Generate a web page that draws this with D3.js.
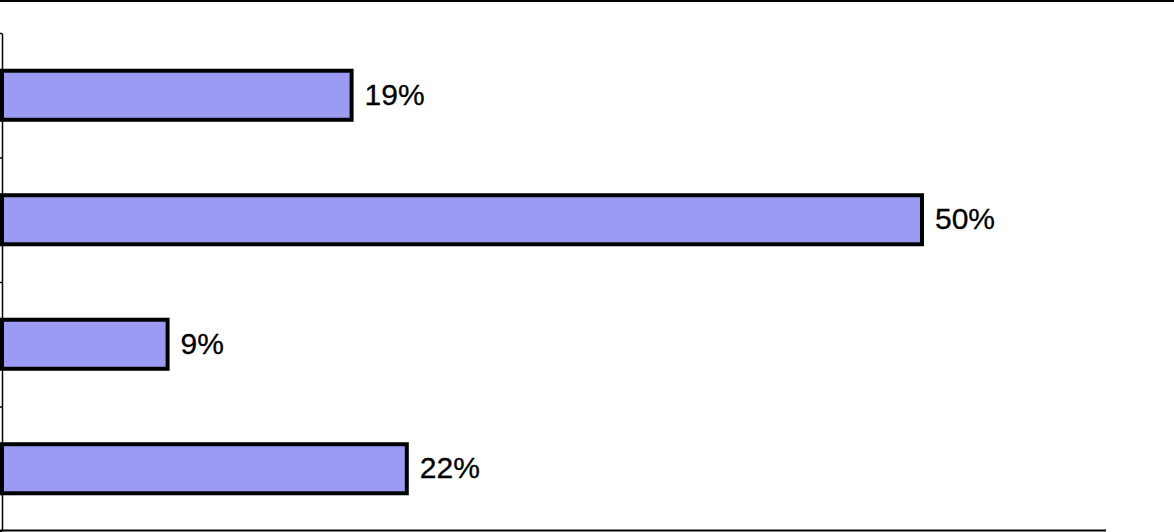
<!DOCTYPE html>
<html>
<head>
<meta charset="utf-8">
<script src="https://cdn.jsdelivr.net/npm/d3@7"></script>
<style>
  html, body { margin: 0; padding: 0; background: #fff; }
  svg { display: block; }
</style>
</head>
<body>
<svg id="chart" width="1174" height="532"></svg>
<script>
const categories = ["Item 1", "Item 2", "Item 3", "Item 4"];
const values = [19, 50, 9, 22];
const xDomain = [0, 60];

(function () {
const svg = d3.select("#chart");
const W = 1174, H = 532;
const mLeft = 2, mRight = 1106, mTop = 33, mBottom = 531;

const x = d3.scaleLinear().domain(xDomain).range([mLeft, mRight]);
const y = d3.scaleBand().domain(categories).range([mTop, mBottom])
  .paddingInner(0.606).paddingOuter(0.303);

// top frame line
svg.append("line").attr("x1", 0).attr("x2", W).attr("y1", 1).attr("y2", 1)
  .attr("stroke", "#000").attr("stroke-width", 2);

// bars
svg.append("g").selectAll("rect").data(values).join("rect")
  .attr("x", x(0))
  .attr("y", (d, i) => y(categories[i]))
  .attr("width", d => x(d) - x(0))
  .attr("height", y.bandwidth())
  .attr("fill", "#9b9bf3")
  .attr("stroke", "#000")
  .attr("stroke-width", 4);

// labels
svg.append("g").selectAll("text").data(values).join("text")
  .attr("x", d => x(d) + 13)
  .attr("y", (d, i) => y(categories[i]) + y.bandwidth() / 2 + 9.5)
  .attr("font-family", "'Liberation Sans', Arial, sans-serif")
  .attr("font-size", 30)
  .attr("fill", "#000")
  .attr("stroke", "#000")
  .attr("stroke-width", 0.3)
  .text(d => d + "%");

// left axis with ticks at band boundaries
const yEdges = d3.scaleLinear().domain([0, categories.length]).range([mTop, mBottom]);
const gy = svg.append("g").attr("transform", `translate(${mLeft},0)`)
  .call(d3.axisLeft(yEdges).tickValues(d3.range(categories.length + 1))
    .tickSize(3).tickSizeOuter(0).tickFormat(""));
gy.select(".domain").attr("stroke", "#000").attr("stroke-width", 1.5);
gy.selectAll(".tick line").attr("stroke", "#000").attr("stroke-width", 1.5);

// bottom axis
const gx = svg.append("g").attr("transform", `translate(0,${mBottom - 0.5})`)
  .call(d3.axisBottom(x).tickValues([]).tickSizeOuter(0));
gx.select(".domain").attr("stroke", "#000").attr("stroke-width", 2)
  .attr("d", `M0,0H${mRight}`);
})();
</script>
</body>
</html>
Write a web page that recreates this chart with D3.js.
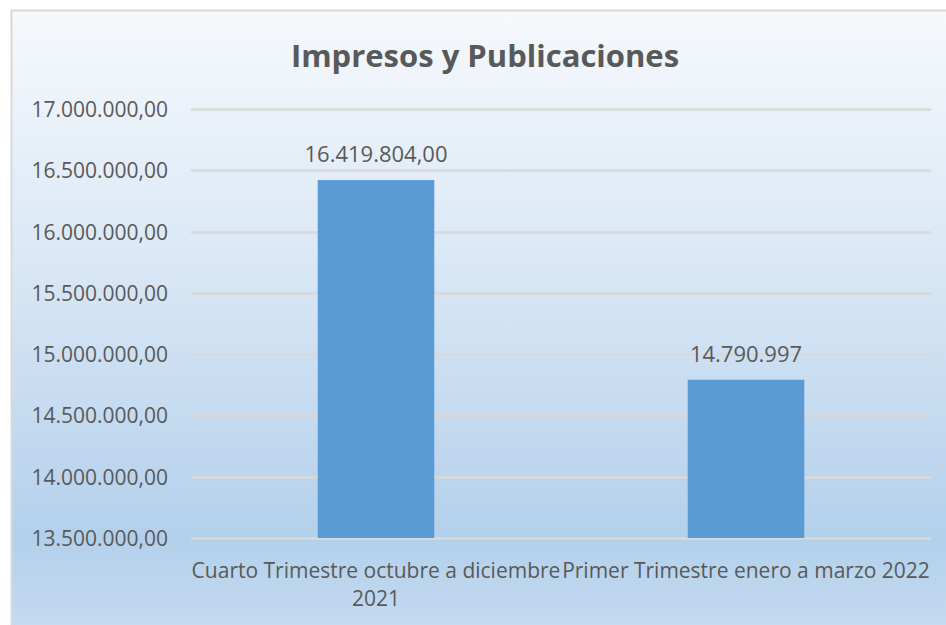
<!DOCTYPE html>
<html>
<head>
<meta charset="utf-8">
<script src="https://cdn.jsdelivr.net/npm/d3@7"></script>
<style>
  html, body { margin: 0; padding: 0; background: #ffffff; }
  svg { display: block; }
  text { font-family: "Open Sans", sans-serif; fill: #595959; }
</style>
</head>
<body>
<div id="chart"></div>
<script>
// chart data
const categories = ["Cuarto Trimestre octubre a diciembre 2021", "Primer Trimestre enero a marzo 2022"];
const categoryLines = [["Cuarto Trimestre octubre a diciembre", "2021"], ["Primer Trimestre enero a marzo 2022"]];
const values = [16419804, 14790997];
const valueLabels = ["16.419.804,00", "14.790.997"];
const yTicks = [13500000, 14000000, 14500000, 15000000, 15500000, 16000000, 16500000, 17000000];
const title = "Impresos y Publicaciones";

const width = 946, height = 625;
const margin = { top: 109, right: 15, bottom: 87, left: 191 };

const svg = d3.select("#chart").append("svg")
  .attr("width", width)
  .attr("height", height);

// background gradient like the office chart area
const defs = svg.append("defs");
const grad = defs.append("linearGradient")
  .attr("id", "bg").attr("x1", 0).attr("y1", 0).attr("x2", 0).attr("y2", 1);
grad.append("stop").attr("offset", "0%").attr("stop-color", "#f6f9fc");
grad.append("stop").attr("offset", "40%").attr("stop-color", "#d9e7f5");
grad.append("stop").attr("offset", "82%").attr("stop-color", "#b3d0eb");
grad.append("stop").attr("offset", "100%").attr("stop-color", "#cadef2");

svg.append("rect")
  .attr("x", 11.5).attr("y", 10.5)
  .attr("width", width).attr("height", height + 20)
  .attr("fill", "url(#bg)")
  .attr("stroke", "#d9d9d9")
  .attr("stroke-width", 2);

const x = d3.scaleBand()
  .domain(categories)
  .range([margin.left, width - margin.right])
  .paddingInner(0.685)
  .paddingOuter(0.3425);

const y = d3.scaleLinear()
  .domain([13500000, 17000000])
  .range([height - margin.bottom, margin.top]);

const fmt = d => d3.format(",.2f")(d).replace(/,/g, "#").replace(".", ",").replace(/#/g, ".");

// gridlines
svg.append("g")
  .selectAll("line")
  .data(yTicks)
  .join("line")
  .attr("x1", margin.left)
  .attr("x2", width - margin.right)
  .attr("y1", d => Math.round(y(d)) + 0.5)
  .attr("y2", d => Math.round(y(d)) + 0.5)
  .attr("stroke", "#d9d9d9")
  .attr("stroke-width", 2.5);

// y axis labels
const yAxis = svg.append("g")
  .attr("transform", `translate(${margin.left - 23},0)`)
  .call(d3.axisLeft(y).tickValues(yTicks).tickFormat(fmt).tickSize(0).tickPadding(0));
yAxis.select(".domain").remove();
yAxis.selectAll("text")
  .attr("font-family", "Open Sans, sans-serif")
  .attr("font-size", "21px")
  .attr("fill", "#595959")
  .attr("dy", "0.36em");

// bars
svg.append("g")
  .selectAll("rect")
  .data(values)
  .join("rect")
  .attr("x", (d, i) => x(categories[i]))
  .attr("y", d => y(d))
  .attr("width", x.bandwidth())
  .attr("height", d => y(13500000) - y(d))
  .attr("fill", "#5b9bd5");

// value labels
svg.append("g")
  .selectAll("text")
  .data(values)
  .join("text")
  .attr("x", (d, i) => x(categories[i]) + x.bandwidth() / 2)
  .attr("y", d => y(d) - 18)
  .attr("text-anchor", "middle")
  .attr("font-size", "22px")
  .text((d, i) => valueLabels[i]);

// category labels
const xl = svg.append("g")
  .selectAll("text")
  .data(categories)
  .join("text")
  .attr("text-anchor", "middle")
  .attr("font-size", "21px")
  .attr("y", y(13500000) + 40);
xl.each(function(d, i) {
  const t = d3.select(this);
  const cx = x(d) + x.bandwidth() / 2;
  categoryLines[i].forEach((line, j) => {
    t.append("tspan")
      .attr("x", cx)
      .attr("dy", j === 0 ? 0 : 28)
      .text(line);
  });
});

// title
svg.append("text")
  .attr("x", 485)
  .attr("y", 67)
  .attr("text-anchor", "middle")
  .attr("font-size", "31px")
  .attr("font-weight", "bold")
  .text(title);
</script>
</body>
</html>
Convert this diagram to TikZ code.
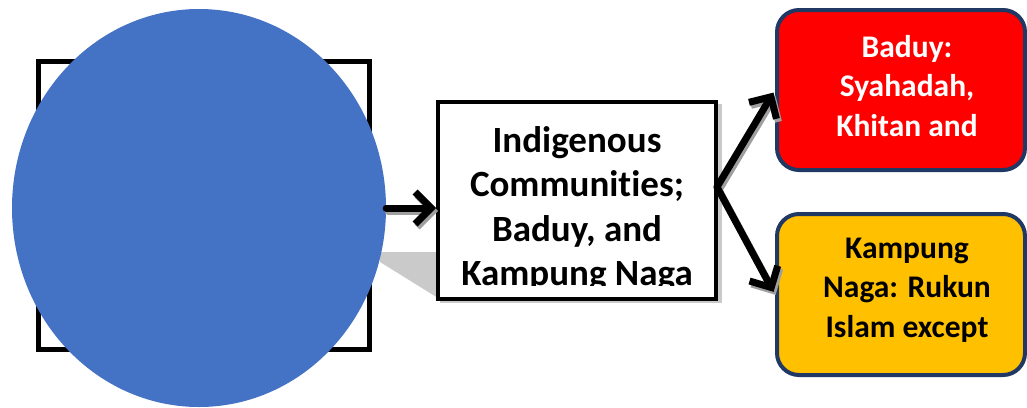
\documentclass[tikz,border=0pt]{standalone}
\usepackage{fontspec}
\setmainfont{Carlito}[Ligatures=NoCommon]
\usetikzlibrary{shapes.geometric,arrows.meta}
\definecolor{circblue}{HTML}{4472C4}
\definecolor{boxred}{HTML}{FF0000}
\definecolor{boxyellow}{HTML}{FFC000}
\definecolor{boxedge}{HTML}{203864}
\definecolor{shadowgray}{HTML}{CACACA}

\begin{document}
\begin{tikzpicture}[
    x=1pt, y=-1pt,
    frame/.style={rectangle, draw=black, line width=5pt, minimum width=331pt, minimum height=288pt, inner sep=0pt},
    circ/.style={ellipse, fill=circblue, minimum width=374pt, minimum height=398pt, inner sep=0pt},
    midbox/.style={rectangle, draw=black, fill=white, line width=4pt, minimum width=278pt, minimum height=197pt, inner sep=0pt},
    sidebox/.style={rectangle, rounded corners=22pt, draw=boxedge, line width=4pt, minimum width=248pt, minimum height=160pt, inner sep=0pt},
    midtext/.style={font=\bfseries\fontsize{37}{44.5}\selectfont, align=center, inner sep=0pt},
    sidetext/.style={font=\bfseries\fontsize{31.5}{39.5}\selectfont, align=center, inner sep=0pt},
    arrow/.style={-{Straight Barb[length=16pt,width=32pt]}, line width=7pt, line cap=round, line join=round},
    shadow/.style={arrow, draw=gray!75, transform canvas={shift={(2pt,-3pt)}}}
]
\useasboundingbox (0,0) rectangle (1027,407);

% Left part
\node[frame] (frame) at (203.5,205) {};
\fill[shadowgray] (380,252) -- (438,252) -- (438,298) -- (380,262) -- cycle;
\node[circ] (circ) at (199,208) {};

% Middle box
\fill[shadowgray] (440,104) rectangle (722,303);
\node[midbox] (mid) at (577,200.5) {};
\begin{scope}
\clip (440,104) rectangle (714,285);
\node[midtext] (midlabel) at (577,209) {Indigenous\\Communities;\\Baduy, and\\Kampung Naga};
\end{scope}

% Right boxes
\node[sidebox, fill=boxred] (red) at (901,90) {};
\node[sidetext, text=white] (redlabel) at (907,86) {Baduy:\\Syahadah,\\Khitan and};
\node[sidebox, fill=boxyellow, minimum height=161pt] (yel) at (901,294.5) {};
\node[sidetext] (yellabel) at (907,290) {Kampung\\Naga: Rukun\\Islam except};

% Arrows
\coordinate (fork) at (717,187);
\draw[shadow] (circ.east) -- (circ.east -| mid.west);
\draw[shadow, shorten >=3pt] (fork) -- (red.west);
\draw[shadow, shorten >=3pt] (fork) -- (yel.west);
\draw[arrow] (circ.east) -- (circ.east -| mid.west);
\draw[arrow, shorten >=3pt] (fork) -- (red.west);
\draw[arrow, shorten >=3pt] (fork) -- (yel.west);

\end{tikzpicture}
\end{document}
□ □ □
# Given problem
Report all lines of the data that include the word "this".

# Correct output
Generate a web page that draws this with D3.js.
Write a web page that recreates this chart with D3.js.
  const t = d3.select(this);
Convert this diagram to TikZ code.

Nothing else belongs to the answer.